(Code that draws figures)
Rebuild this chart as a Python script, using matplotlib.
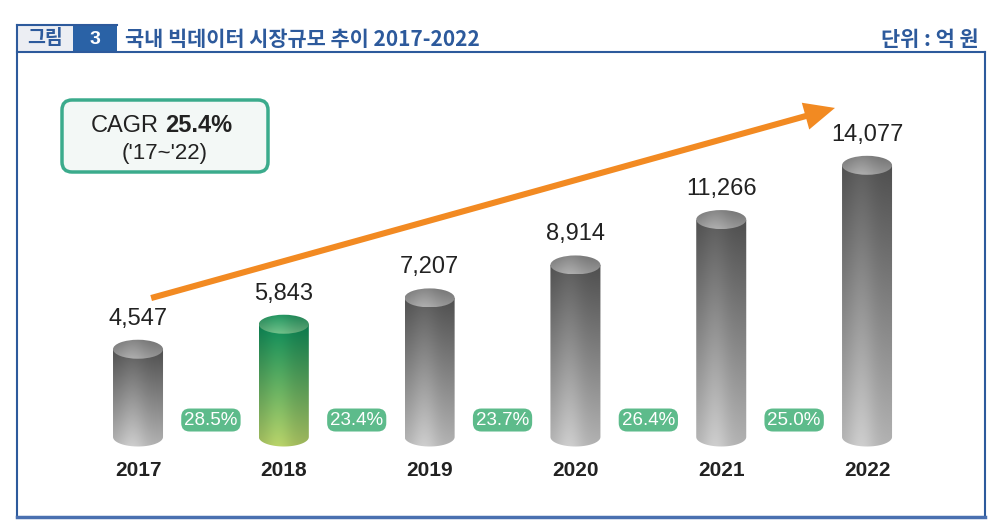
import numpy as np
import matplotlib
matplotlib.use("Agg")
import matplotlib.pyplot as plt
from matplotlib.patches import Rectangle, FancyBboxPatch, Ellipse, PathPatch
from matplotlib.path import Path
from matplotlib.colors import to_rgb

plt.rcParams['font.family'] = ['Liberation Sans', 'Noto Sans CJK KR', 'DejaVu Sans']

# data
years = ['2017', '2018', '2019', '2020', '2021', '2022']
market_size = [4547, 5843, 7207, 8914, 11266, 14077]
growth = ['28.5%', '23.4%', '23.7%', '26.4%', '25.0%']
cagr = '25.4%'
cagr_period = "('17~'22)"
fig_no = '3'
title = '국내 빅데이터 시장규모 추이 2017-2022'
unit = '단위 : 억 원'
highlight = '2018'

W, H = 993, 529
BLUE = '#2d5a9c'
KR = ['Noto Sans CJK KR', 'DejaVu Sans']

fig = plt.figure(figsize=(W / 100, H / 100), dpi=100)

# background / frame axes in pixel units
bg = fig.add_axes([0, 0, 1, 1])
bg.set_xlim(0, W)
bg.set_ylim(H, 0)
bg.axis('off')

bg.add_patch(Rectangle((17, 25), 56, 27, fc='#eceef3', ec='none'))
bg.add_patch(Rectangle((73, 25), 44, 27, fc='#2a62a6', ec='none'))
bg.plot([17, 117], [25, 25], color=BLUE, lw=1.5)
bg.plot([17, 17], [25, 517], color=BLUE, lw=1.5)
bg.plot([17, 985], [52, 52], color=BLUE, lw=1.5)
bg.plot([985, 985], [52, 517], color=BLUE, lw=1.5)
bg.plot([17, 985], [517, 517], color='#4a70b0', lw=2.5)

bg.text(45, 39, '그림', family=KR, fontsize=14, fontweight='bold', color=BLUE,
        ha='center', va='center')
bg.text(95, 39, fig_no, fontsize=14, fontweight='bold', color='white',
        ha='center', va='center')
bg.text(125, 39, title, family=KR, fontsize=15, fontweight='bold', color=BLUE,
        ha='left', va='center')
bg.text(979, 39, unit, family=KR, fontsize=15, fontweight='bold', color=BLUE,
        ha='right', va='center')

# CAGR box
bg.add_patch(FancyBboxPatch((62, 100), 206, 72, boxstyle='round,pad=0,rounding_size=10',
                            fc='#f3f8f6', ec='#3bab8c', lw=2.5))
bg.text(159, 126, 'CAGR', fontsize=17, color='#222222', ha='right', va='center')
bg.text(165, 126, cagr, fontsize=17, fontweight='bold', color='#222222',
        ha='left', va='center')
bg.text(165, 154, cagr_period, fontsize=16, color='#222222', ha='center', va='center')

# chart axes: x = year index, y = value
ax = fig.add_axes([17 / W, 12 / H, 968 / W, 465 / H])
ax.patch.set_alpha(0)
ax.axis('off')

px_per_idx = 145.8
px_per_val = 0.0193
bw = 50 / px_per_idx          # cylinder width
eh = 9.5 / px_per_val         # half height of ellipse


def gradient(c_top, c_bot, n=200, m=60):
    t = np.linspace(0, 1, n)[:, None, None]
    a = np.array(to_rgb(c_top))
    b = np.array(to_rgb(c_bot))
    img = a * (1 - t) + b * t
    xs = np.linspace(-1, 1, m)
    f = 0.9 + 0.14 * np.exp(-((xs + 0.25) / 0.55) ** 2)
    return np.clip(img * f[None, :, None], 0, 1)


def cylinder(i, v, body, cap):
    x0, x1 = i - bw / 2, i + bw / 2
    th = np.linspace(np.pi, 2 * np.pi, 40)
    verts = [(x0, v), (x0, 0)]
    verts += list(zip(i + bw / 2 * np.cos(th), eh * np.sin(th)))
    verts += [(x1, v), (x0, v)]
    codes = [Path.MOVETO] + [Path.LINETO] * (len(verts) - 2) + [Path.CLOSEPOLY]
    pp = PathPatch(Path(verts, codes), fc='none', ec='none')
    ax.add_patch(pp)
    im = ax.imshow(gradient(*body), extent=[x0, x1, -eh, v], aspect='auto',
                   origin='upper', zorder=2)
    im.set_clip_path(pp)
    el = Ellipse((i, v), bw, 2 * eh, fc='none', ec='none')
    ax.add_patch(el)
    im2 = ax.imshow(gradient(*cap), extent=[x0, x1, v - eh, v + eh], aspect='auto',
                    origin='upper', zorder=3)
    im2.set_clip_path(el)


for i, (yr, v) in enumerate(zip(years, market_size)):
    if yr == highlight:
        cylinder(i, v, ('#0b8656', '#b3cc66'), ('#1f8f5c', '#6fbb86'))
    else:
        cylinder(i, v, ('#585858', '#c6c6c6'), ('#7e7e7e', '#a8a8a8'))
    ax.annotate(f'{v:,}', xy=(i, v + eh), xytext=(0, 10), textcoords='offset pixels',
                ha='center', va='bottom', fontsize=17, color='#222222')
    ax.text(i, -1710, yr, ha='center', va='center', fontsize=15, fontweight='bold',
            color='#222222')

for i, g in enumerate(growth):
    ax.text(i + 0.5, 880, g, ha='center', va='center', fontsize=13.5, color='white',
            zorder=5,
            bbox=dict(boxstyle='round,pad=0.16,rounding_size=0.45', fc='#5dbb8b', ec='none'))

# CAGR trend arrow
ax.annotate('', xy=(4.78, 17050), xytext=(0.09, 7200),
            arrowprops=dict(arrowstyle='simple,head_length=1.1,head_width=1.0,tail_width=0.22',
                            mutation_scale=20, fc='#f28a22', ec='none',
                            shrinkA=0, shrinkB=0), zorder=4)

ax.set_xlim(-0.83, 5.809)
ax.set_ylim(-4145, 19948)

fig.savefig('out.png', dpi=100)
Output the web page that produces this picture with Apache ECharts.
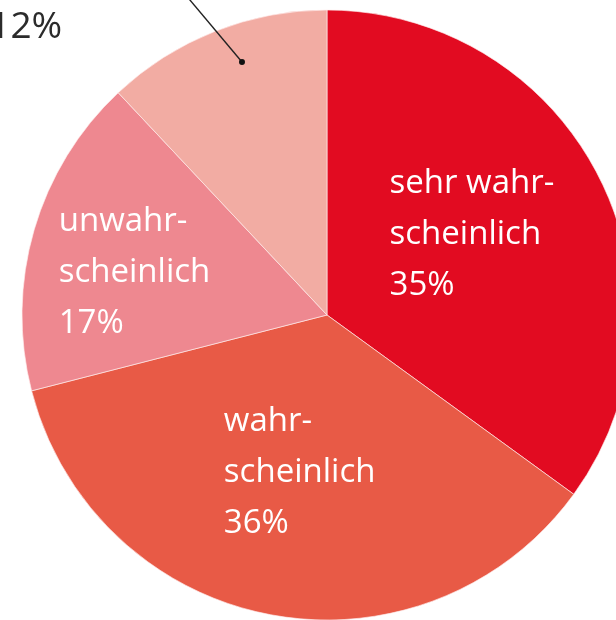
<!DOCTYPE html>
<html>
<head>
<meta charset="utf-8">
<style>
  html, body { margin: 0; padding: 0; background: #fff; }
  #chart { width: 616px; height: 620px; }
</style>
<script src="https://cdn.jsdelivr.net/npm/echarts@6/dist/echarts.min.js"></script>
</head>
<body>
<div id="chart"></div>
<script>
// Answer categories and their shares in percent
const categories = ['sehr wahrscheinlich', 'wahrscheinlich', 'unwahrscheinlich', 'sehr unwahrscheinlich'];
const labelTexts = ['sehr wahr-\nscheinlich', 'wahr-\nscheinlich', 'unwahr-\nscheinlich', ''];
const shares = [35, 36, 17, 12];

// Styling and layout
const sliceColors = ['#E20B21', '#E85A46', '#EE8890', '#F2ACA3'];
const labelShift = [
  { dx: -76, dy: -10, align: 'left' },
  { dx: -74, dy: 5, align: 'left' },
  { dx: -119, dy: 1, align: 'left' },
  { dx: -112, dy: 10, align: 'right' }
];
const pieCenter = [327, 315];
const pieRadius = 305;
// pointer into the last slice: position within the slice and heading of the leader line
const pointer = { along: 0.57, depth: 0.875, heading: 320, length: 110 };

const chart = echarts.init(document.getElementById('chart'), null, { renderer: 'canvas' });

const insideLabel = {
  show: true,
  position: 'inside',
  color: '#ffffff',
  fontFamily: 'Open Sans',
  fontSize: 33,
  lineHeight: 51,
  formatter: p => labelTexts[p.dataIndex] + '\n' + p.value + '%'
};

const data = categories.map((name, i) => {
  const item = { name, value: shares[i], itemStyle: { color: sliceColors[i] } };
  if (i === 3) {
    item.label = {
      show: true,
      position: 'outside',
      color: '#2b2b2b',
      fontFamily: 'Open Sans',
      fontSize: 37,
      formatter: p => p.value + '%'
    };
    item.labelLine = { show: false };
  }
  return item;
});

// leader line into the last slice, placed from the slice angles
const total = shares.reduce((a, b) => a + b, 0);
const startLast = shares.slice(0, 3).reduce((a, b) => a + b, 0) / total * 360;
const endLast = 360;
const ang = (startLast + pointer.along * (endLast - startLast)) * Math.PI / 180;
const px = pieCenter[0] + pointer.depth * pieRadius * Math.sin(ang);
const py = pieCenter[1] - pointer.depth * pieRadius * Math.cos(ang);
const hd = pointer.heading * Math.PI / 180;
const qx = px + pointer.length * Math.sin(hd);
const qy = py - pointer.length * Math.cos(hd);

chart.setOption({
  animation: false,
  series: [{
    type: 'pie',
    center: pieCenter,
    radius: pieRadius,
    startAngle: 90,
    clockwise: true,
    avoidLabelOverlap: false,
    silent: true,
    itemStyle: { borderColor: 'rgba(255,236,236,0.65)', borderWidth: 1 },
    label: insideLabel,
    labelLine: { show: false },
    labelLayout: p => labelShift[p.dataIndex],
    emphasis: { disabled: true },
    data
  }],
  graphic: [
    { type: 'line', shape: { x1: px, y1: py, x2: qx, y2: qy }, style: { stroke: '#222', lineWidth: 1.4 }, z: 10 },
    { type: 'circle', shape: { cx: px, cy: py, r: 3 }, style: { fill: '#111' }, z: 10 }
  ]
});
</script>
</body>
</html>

### Challenge
Only the lines from the top of the data through the line with "KR = ['Noto Sans CJK KR', 'DejaVu Sans']" should be quoted, exactly and with both ends kept; skip the pictures.

### Answer in full
Rebuild this chart as a Python script, using matplotlib.
import numpy as np
import matplotlib
matplotlib.use("Agg")
import matplotlib.pyplot as plt
from matplotlib.patches import Rectangle, FancyBboxPatch, Ellipse, PathPatch
from matplotlib.path import Path
from matplotlib.colors import to_rgb

plt.rcParams['font.family'] = ['Liberation Sans', 'Noto Sans CJK KR', 'DejaVu Sans']

# data
years = ['2017', '2018', '2019', '2020', '2021', '2022']
market_size = [4547, 5843, 7207, 8914, 11266, 14077]
growth = ['28.5%', '23.4%', '23.7%', '26.4%', '25.0%']
cagr = '25.4%'
cagr_period = "('17~'22)"
fig_no = '3'
title = '국내 빅데이터 시장규모 추이 2017-2022'
unit = '단위 : 억 원'
highlight = '2018'

W, H = 993, 529
BLUE = '#2d5a9c'
KR = ['Noto Sans CJK KR', 'DejaVu Sans']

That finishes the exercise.